_REQUIRED WORK_
Can you set down, exactly as they appear below, the lines from the opening of the material through the one bearing "const rightTicks = [1, 2, 3, 4];", minus the pictures?

== DATA SEGMENT

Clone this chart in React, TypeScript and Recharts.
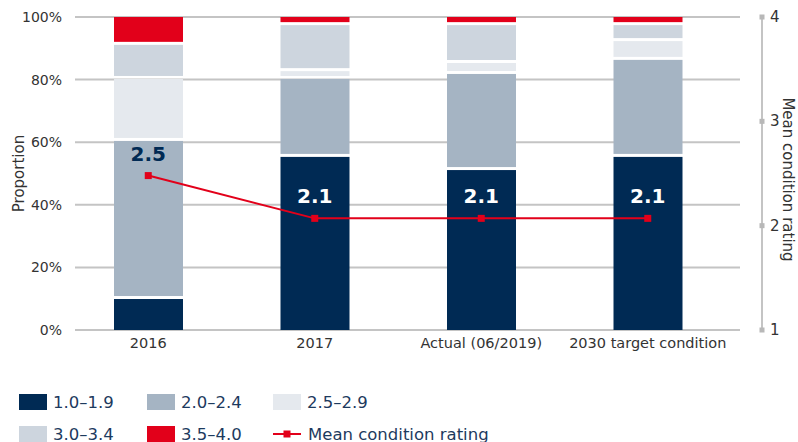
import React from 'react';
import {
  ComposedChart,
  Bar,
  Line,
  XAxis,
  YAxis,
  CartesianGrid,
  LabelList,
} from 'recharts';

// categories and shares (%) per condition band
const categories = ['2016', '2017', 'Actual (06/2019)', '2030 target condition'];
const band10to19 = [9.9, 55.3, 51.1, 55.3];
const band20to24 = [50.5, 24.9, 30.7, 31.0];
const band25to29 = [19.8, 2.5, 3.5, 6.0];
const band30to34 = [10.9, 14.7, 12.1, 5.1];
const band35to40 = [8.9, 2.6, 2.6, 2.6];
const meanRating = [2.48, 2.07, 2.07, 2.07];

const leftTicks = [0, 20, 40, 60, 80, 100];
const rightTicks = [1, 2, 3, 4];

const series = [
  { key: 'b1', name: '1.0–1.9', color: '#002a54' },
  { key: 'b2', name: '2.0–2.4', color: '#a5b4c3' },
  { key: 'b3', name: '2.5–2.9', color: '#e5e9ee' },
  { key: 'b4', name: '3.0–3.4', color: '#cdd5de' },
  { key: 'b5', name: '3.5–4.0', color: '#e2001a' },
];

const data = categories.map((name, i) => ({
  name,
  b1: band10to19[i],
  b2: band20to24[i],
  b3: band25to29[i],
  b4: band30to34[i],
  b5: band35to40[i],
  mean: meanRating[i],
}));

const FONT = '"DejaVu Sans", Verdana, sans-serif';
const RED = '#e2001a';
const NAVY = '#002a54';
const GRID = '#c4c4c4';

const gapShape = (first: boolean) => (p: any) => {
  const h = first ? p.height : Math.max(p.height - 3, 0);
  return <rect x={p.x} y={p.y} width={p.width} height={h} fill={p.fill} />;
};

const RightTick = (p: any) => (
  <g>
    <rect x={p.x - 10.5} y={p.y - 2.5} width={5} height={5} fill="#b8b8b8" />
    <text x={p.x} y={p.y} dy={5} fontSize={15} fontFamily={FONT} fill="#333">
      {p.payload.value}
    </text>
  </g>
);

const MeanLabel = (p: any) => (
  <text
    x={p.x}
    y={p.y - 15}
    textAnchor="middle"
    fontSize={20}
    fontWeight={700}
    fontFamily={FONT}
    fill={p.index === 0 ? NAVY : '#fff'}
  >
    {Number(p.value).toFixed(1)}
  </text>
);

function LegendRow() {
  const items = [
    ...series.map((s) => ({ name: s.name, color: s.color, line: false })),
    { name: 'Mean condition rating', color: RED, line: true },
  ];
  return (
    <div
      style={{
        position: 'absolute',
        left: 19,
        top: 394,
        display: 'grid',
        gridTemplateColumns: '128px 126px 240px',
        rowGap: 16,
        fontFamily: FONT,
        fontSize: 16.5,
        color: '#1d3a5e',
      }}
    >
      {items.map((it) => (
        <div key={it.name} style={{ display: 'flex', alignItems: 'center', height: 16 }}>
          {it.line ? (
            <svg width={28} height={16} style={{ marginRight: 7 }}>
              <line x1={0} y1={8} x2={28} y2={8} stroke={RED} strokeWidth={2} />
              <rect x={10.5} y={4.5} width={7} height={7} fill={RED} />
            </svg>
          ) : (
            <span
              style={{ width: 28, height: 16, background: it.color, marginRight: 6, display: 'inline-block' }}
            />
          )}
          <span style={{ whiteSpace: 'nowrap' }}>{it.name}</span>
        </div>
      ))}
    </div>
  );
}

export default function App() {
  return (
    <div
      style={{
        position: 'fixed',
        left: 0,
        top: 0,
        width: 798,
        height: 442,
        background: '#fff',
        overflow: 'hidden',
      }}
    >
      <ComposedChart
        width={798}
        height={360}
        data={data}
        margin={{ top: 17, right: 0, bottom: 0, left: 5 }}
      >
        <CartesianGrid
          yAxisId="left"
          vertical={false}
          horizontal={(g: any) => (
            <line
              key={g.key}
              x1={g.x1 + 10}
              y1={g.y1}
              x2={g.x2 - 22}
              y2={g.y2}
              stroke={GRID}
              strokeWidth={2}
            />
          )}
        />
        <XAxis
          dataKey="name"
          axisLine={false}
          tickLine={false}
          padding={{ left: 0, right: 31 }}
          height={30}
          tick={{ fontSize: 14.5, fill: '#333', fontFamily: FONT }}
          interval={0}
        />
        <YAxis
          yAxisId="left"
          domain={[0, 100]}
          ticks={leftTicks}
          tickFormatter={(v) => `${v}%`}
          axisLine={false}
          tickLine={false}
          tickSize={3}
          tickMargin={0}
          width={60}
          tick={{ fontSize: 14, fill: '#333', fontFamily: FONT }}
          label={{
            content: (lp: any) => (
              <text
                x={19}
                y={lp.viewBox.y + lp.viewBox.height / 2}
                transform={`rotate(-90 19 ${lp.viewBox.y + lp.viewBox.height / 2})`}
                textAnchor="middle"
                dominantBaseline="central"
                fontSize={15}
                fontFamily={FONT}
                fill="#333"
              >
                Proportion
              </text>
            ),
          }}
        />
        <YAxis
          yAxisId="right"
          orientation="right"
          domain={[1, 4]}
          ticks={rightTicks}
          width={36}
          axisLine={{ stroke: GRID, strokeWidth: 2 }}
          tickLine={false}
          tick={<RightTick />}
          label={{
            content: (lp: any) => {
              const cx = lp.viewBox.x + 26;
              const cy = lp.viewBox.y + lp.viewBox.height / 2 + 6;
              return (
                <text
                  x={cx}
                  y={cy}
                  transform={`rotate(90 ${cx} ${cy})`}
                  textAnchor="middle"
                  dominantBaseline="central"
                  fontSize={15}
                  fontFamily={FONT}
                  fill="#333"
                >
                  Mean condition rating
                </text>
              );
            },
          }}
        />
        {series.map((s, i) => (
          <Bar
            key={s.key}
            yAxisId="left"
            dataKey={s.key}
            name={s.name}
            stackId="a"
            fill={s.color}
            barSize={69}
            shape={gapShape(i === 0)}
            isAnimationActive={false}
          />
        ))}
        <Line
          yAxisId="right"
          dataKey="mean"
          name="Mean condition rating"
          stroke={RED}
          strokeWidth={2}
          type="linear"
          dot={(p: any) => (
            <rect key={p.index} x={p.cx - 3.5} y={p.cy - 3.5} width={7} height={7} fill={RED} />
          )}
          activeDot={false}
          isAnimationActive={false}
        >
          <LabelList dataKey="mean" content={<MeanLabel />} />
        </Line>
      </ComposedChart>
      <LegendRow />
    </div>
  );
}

====

_RESULT_
Clone this chart in React, TypeScript and Recharts.
import React from 'react';
import {
  ComposedChart,
  Bar,
  Line,
  XAxis,
  YAxis,
  CartesianGrid,
  LabelList,
} from 'recharts';

// categories and shares (%) per condition band
const categories = ['2016', '2017', 'Actual (06/2019)', '2030 target condition'];
const band10to19 = [9.9, 55.3, 51.1, 55.3];
const band20to24 = [50.5, 24.9, 30.7, 31.0];
const band25to29 = [19.8, 2.5, 3.5, 6.0];
const band30to34 = [10.9, 14.7, 12.1, 5.1];
const band35to40 = [8.9, 2.6, 2.6, 2.6];
const meanRating = [2.48, 2.07, 2.07, 2.07];

const leftTicks = [0, 20, 40, 60, 80, 100];
const rightTicks = [1, 2, 3, 4];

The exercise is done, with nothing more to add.